In testimony last week before the Government, Military and Veterans Affairs Committee, Gale said he believed distributing electoral votes in a winner-take-all system benefitted smaller states like Nebraska. “Dividing up its electoral votes weakens Nebraska’s opportunity to have any influence or importance with any new administration if it only delivers a few of its total electoral votes to the winning candidate,” he said.
That may be over-emphasizing it a bit, considering that Nebraska receives just five total electoral votes and has split those votes only once since 1991 when the current system was adopted. That one time was in 2008, when Barack Obama received one electoral vote after winning Nebraska’s 2nd Congressional district. Candidate John McCain won the state’s other four electoral votes that year (2 for winning the state’s popular vote and 2 for winning each of the other two congressional districts).
The move is seen as a partisan ploy on the Republicans’ part by some because Nebraska is a heavy GOP state and it’s likely that the state’s popular vote winner will be a Republican. If that truly is the reason why the bill is being proposed, they ought to think twice, because currently in Nebraska, the total number of registered voters who are either Democrat or nonpartisan (602,436) outnumber Republican voters (558,145).

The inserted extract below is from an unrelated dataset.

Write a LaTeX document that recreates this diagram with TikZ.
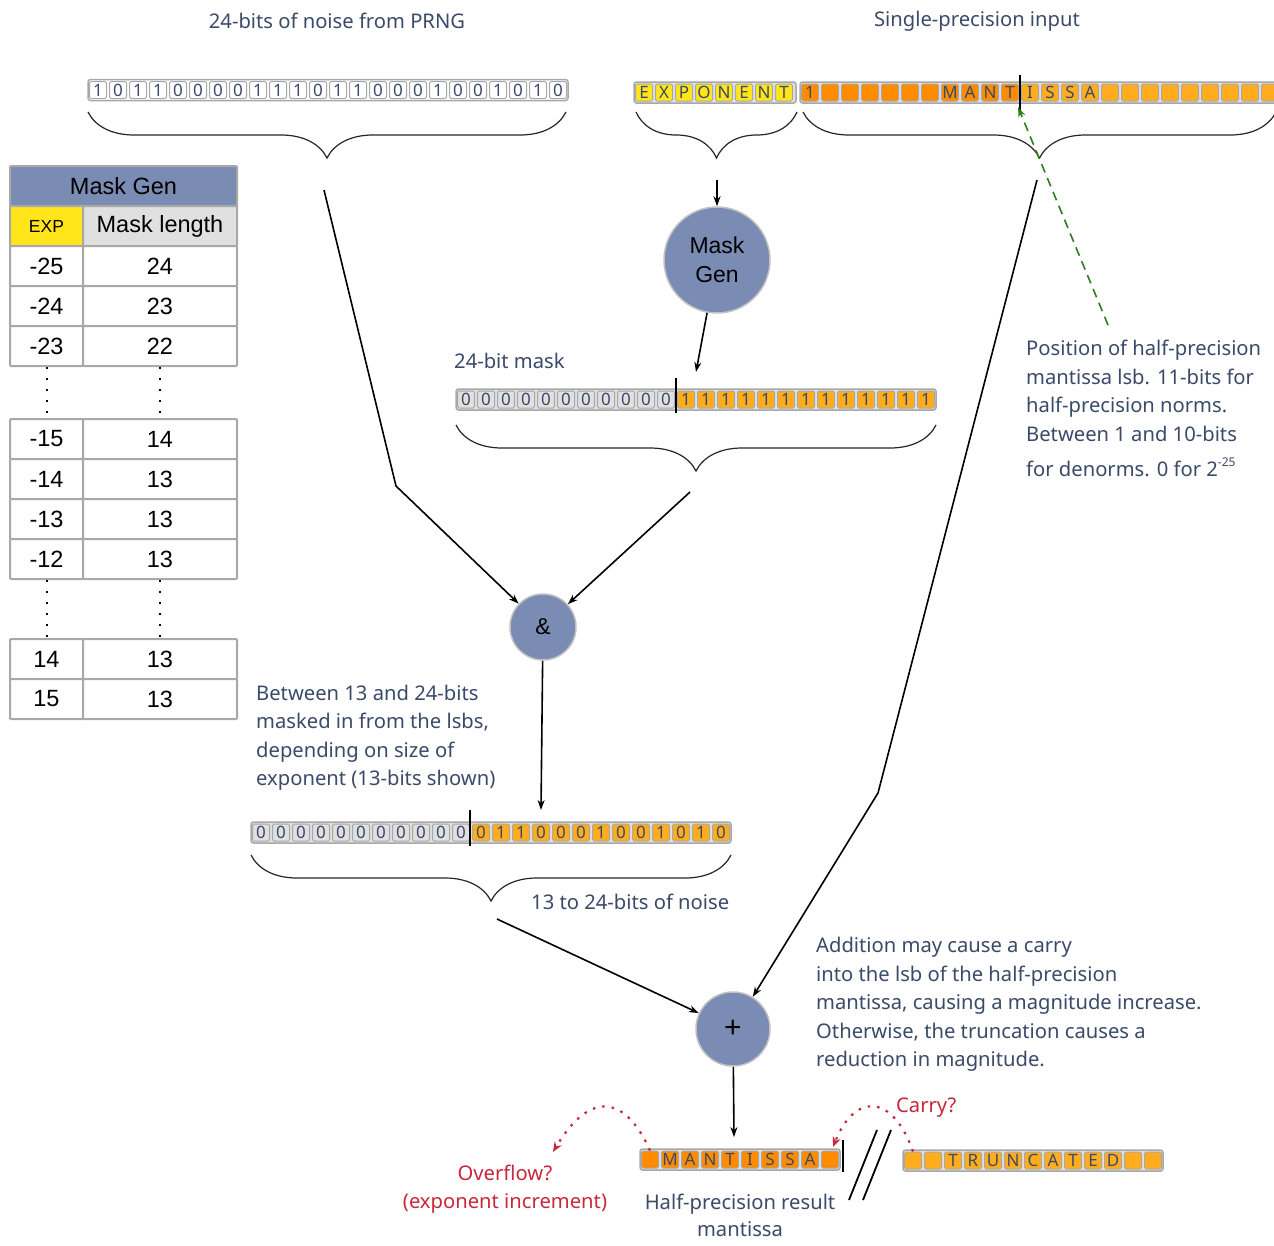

We still think the winner-take-all system is a bad idea, because the current system gives every voter some hope that their candidate might be able to steal at least one of the electoral votes. What would motivate Democrats and nonpartisans to take part in the presidential election when they know that their votes wouldn’t really count? Those votes matter now, as evident by President Obama winning one of them in 2008. But had this proposal been in force back then, their votes wouldn’t have mattered even though their candidate carried their district.
We don’t think the system is broken. So we hope it is left alone.